As an entrepreneur, you end up having a lot of advice thrown your way--especially when you're starting out. Everybody from your first mentor to your uncle seems to have an opinion on what you should and shouldn't do.
You take some of the suggestions, and quietly ignore others. There's always advice you later wish you'd considered, but sometimes, ignoring conventional wisdom is necessary for real growth.
Of all the advice I've received, three pieces have shaped my approach to business and my attitude toward life. Whether you decide to take these lessons to heart or ignore them is up to you, but they've helped me get more out of every experience.
1. Remember the rule of thirds.
No matter what you do in life, a third of the people you come in contact with will love you, a third will dislike you, and the rest will be indifferent.
The rule of thirds is obviously an approximation, but it serves as a good reminder that you shouldn't waste time trying to make everyone your fan. Every moment you spend trying to win over someone you can never please will just distract you from the people who actually like you and believe in what you do.
When I started applying the rule of thirds to my business, I stopped caring whether my peers thought what I was doing was "right" and fixated on what seemed right to me.
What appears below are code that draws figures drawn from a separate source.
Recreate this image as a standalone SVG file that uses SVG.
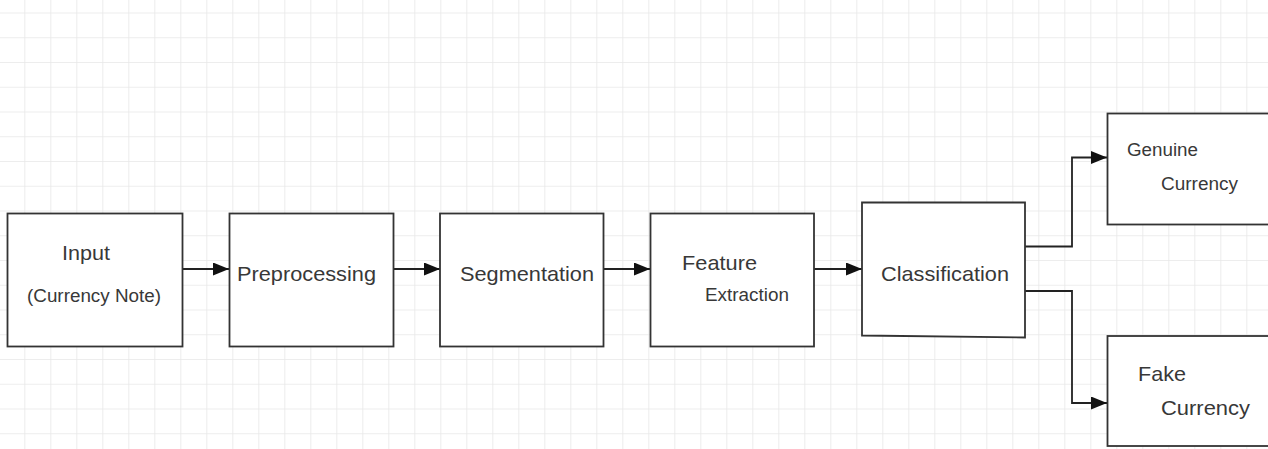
<svg xmlns="http://www.w3.org/2000/svg" width="1268" height="449" viewBox="0 0 1268 449">
  <defs>
    <pattern id="grid" x="24.3" y="12.5" width="26" height="24.75" patternUnits="userSpaceOnUse">
      <path d="M0 0V24.75M0 0H26" fill="none" stroke="#e8e8e8" stroke-width="1.6"/>
    </pattern>
    <marker id="arrow" viewBox="0 0 16 13" refX="16" refY="6.5" markerWidth="16" markerHeight="13" markerUnits="userSpaceOnUse" orient="auto">
      <path d="M0 0L16 6.5L0 13Z" fill="#111"/>
    </marker>
    <style>
      .box { fill: #fff; stroke: #333; stroke-width: 1.8; }
      .lbl { font-family: "Liberation Sans", Arial, sans-serif; fill: #383838; }
      .big { font-size: 21px; }
      .small { font-size: 17.5px; }
      .conn { fill: none; stroke: #222; stroke-width: 1.8; marker-end: url(#arrow); }
    </style>
  </defs>

  <rect width="1268" height="449" fill="#fff"/>
  <rect width="1268" height="449" fill="url(#grid)"/>

  <g id="connectors">
    <path class="conn" d="M183 269H229"/>
    <path class="conn" d="M393 269H440"/>
    <path class="conn" d="M603 269H650"/>
    <path class="conn" d="M814 269H862"/>
    <path class="conn" d="M1025 246.5H1072V157.5H1107"/>
    <path class="conn" d="M1025 291H1072V403H1107"/>
  </g>

  <g id="input">
    <rect class="box" x="7.5" y="213.5" width="175" height="133"/>
    <text class="lbl big" x="62" y="259.5" textLength="48" lengthAdjust="spacingAndGlyphs">Input</text>
    <text class="lbl small" x="27" y="302" textLength="134" lengthAdjust="spacingAndGlyphs">(Currency Note)</text>
  </g>

  <g id="preprocessing">
    <rect class="box" x="229.5" y="213.5" width="164" height="133"/>
    <text class="lbl big" x="237" y="280.5" textLength="139" lengthAdjust="spacingAndGlyphs">Preprocessing</text>
  </g>

  <g id="segmentation">
    <rect class="box" x="440" y="213.5" width="163.5" height="133"/>
    <text class="lbl big" x="460" y="281" textLength="134" lengthAdjust="spacingAndGlyphs">Segmentation</text>
  </g>

  <g id="feature-extraction">
    <rect class="box" x="650.5" y="213.5" width="163.5" height="133"/>
    <text class="lbl big" x="682" y="269.5" textLength="75" lengthAdjust="spacingAndGlyphs">Feature</text>
    <text class="lbl small" x="705" y="301" textLength="84" lengthAdjust="spacingAndGlyphs">Extraction</text>
  </g>

  <g id="classification">
    <path class="box" d="M862 202.5H1025V337.5L862 335.5Z"/>
    <text class="lbl big" x="881" y="281" textLength="128" lengthAdjust="spacingAndGlyphs">Classification</text>
  </g>

  <g id="genuine-currency">
    <rect class="box" x="1107.5" y="113.5" width="170" height="111"/>
    <text class="lbl small" x="1127" y="156" textLength="71" lengthAdjust="spacingAndGlyphs">Genuine</text>
    <text class="lbl small" x="1161" y="190" textLength="77" lengthAdjust="spacingAndGlyphs">Currency</text>
  </g>

  <g id="fake-currency">
    <rect class="box" x="1107.5" y="336" width="170" height="110"/>
    <text class="lbl big" x="1138" y="380.5" textLength="48" lengthAdjust="spacingAndGlyphs">Fake</text>
    <text class="lbl big" x="1161" y="414.5" textLength="89" lengthAdjust="spacingAndGlyphs">Currency</text>
  </g>
</svg>
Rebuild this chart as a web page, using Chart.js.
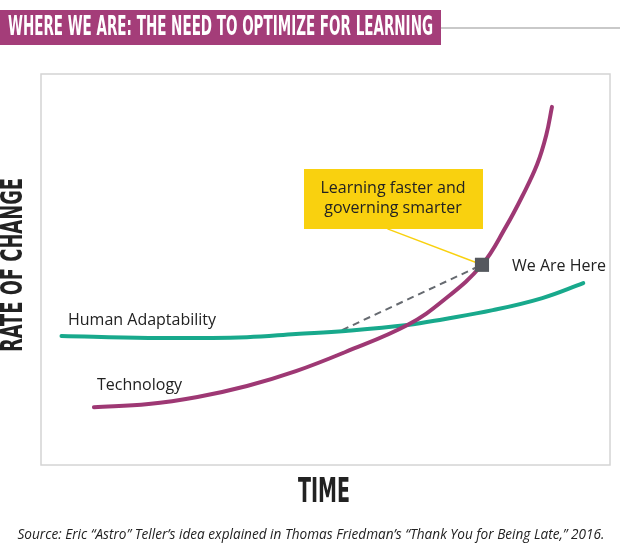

Instead of trying to bring other professionals and customers around to my way of thinking, I had more opportunities to engage with like-minded individuals who were excited about my business.
By learning how to quickly assess which category people fall into, you can focus your energy on the people who love you, which makes life much easier to navigate.
2. Bad things happen, even to really good people.
Every experienced entrepreneur knows all too well that bad things happen to even the best ideas and people. There are far too many lows to dwell on, and you'll waste an incredible amount of time if you give them more credence than the highs. The sooner you accept that life isn't fair, the sooner you'll stop wasting your time worrying and regretting and start working to make an impact.
Learn to get comfortable with the uncomfortable. Your strength as a leader will often hinge on your ability to have the tough conversations with your team and customers. Nobody wants to get fired or hear your business lost its biggest client, but how we behave in these situations often defines us as leaders.
Remember: The world is not a meritocracy. Stop whining about the bumps, and keep charging down the road.
3. Be present at home and at work.
Everything moves fast these days: work, school, home life, and relationships. Each of us wakes up, one day after another, only to be amazed that so much time has passed and a new phase of life has begun. Staying present in the moment is the only thing you can do to avoid missing out on life.
This will help you in countless ways--from being 100 percent "there" when your customer needs you to maintaining a healthy life-work balance. Given all the stress of a startup, I'm sure my wife would have left long ago if I hadn't been able to walk through the door and leave work at work (and if I didn't give excellent back rubs).
Focus on people, not problems. Listen to your customers, employees, and spouse. When you learn how to truly cherish each moment and the people you're with, you'll worry less, laugh more, and take a break from whatever dilemma you might be facing.
Each of these pieces of advice is easier to give than take. But if you learn to rewire your thinking to focus on the now and quit worrying about negative events or people, you'll not only enjoy a dramatic improvement in your business--but you'll also begin to appreciate the little wins in day-to-day life.